The Bombay High Court has held that candidates who applied for jobs with the Maharashtra State Electricity Distribution Company Limited (MSEDCL) under the Maratha quota cannot avail of the benefits of reservation under the economically weaker section (EWS) category. In an order passed on Friday, a bench of Chief Justice Dipankar Datta and Justice M S Karnik set aside the MSEDCL’s decision that provided for eligible candidates from the Maratha community, to avail retrospectively, benefits under the EWS quota for civil jobs.
The bench held that the electricity company’s decision which was based on a government resolution (GR) issued by the Maha Vikas Aghadi (MVA) government in Maharashtra, was ”illegal and bad in law”.

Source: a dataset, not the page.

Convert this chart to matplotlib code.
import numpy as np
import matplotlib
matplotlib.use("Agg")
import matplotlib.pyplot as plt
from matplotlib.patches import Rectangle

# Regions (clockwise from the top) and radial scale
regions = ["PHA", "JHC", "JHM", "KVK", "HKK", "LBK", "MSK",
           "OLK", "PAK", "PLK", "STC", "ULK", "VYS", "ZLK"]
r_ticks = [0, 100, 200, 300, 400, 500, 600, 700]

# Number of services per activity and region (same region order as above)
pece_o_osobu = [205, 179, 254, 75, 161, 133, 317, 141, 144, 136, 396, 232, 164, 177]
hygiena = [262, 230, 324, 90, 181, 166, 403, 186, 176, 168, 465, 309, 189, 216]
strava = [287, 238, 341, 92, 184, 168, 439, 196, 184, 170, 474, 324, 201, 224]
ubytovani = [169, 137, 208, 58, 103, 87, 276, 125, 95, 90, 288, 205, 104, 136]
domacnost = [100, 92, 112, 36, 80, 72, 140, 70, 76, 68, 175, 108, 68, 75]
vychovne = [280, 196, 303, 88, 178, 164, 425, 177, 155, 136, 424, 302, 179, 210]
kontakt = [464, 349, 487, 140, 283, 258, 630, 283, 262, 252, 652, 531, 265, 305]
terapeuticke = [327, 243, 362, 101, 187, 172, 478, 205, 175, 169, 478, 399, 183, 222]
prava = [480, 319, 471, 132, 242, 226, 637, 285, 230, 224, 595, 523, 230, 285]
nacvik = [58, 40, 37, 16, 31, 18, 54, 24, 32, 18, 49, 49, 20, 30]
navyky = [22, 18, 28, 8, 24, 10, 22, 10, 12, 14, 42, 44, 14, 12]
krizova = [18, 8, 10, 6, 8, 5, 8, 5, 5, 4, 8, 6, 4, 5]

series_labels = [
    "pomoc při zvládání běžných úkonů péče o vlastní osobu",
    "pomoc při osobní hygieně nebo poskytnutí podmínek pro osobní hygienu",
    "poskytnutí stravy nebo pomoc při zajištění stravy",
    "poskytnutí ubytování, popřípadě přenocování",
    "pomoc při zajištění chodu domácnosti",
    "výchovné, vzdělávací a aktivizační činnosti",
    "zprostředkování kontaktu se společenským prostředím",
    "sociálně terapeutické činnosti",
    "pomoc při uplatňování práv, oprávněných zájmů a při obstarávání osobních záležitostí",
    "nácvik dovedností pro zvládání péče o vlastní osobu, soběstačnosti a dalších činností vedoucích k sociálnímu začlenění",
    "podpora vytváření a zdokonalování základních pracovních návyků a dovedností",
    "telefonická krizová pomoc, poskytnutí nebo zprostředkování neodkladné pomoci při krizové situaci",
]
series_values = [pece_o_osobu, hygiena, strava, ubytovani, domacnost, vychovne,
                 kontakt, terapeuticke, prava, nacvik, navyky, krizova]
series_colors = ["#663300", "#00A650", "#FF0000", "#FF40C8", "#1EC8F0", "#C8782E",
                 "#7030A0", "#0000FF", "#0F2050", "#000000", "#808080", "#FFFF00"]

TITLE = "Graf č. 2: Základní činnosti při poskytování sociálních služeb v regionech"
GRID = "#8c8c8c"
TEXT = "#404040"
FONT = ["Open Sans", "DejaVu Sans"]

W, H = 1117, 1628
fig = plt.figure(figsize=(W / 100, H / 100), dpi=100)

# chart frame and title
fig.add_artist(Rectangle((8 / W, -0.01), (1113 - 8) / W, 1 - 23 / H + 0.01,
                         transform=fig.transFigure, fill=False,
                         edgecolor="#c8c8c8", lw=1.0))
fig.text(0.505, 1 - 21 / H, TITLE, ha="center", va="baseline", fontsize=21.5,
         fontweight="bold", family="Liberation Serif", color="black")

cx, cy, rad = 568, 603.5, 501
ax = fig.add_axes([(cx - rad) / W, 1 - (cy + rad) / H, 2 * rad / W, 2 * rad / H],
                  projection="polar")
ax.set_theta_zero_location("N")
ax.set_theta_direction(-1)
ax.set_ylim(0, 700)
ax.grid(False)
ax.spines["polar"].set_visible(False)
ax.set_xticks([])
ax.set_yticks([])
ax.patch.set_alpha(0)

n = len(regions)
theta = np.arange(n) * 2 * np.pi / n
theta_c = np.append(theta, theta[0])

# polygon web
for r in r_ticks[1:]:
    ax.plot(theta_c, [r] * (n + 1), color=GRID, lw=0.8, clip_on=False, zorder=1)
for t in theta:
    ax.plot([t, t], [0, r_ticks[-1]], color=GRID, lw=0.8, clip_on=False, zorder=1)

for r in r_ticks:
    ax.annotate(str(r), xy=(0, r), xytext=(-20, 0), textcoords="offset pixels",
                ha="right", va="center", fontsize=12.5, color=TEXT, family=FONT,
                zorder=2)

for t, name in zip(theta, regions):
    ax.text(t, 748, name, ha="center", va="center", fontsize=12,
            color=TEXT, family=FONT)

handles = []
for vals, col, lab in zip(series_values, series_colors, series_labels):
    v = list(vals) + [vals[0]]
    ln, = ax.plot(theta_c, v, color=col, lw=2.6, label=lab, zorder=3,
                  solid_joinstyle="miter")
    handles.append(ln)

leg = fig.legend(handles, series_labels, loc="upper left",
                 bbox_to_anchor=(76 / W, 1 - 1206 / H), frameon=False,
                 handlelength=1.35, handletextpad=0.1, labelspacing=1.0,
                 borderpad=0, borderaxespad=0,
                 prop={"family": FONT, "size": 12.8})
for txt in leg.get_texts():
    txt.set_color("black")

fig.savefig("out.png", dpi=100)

As per the order, the MSEDCL had advertised for vacancies and invited applications from candidates in August 2019 and provided separate reservations for those belonging to the EWS category, and for those eligible for the socially and educationally backward classes (SEBC) category. The said advertisement, however, had made it clear that the Supreme Court’s decision on the legality of reservation provided by the state government for the SEBC category, which included the Maratha community, was pending.
The advertisement had stated that the selection of the SEBC category candidates will depend on the apex court’s decision.
In the meanwhile, on May 31, 2021, the MVA government issued a GR announcing that SEBC category candidates could avail reservation benefits under the EWS category.
So, while the Supreme Court in November, 2021, struck down Maharashtra’s SEBC Act, the electricity company, interpreted the GR that those SEBC candidates who had qualified for the job, could be considered for appointment to seats reserved for the EWS quota, which were still vacant.
The high court however, said, ”The decision of the State to permit such migration midway through the selection process is arbitrary and unfair.” ”It is declared that the action on the part of the respondents in applying the GRs retrospectively to the selection process is illegal and bad in law,” the court observed.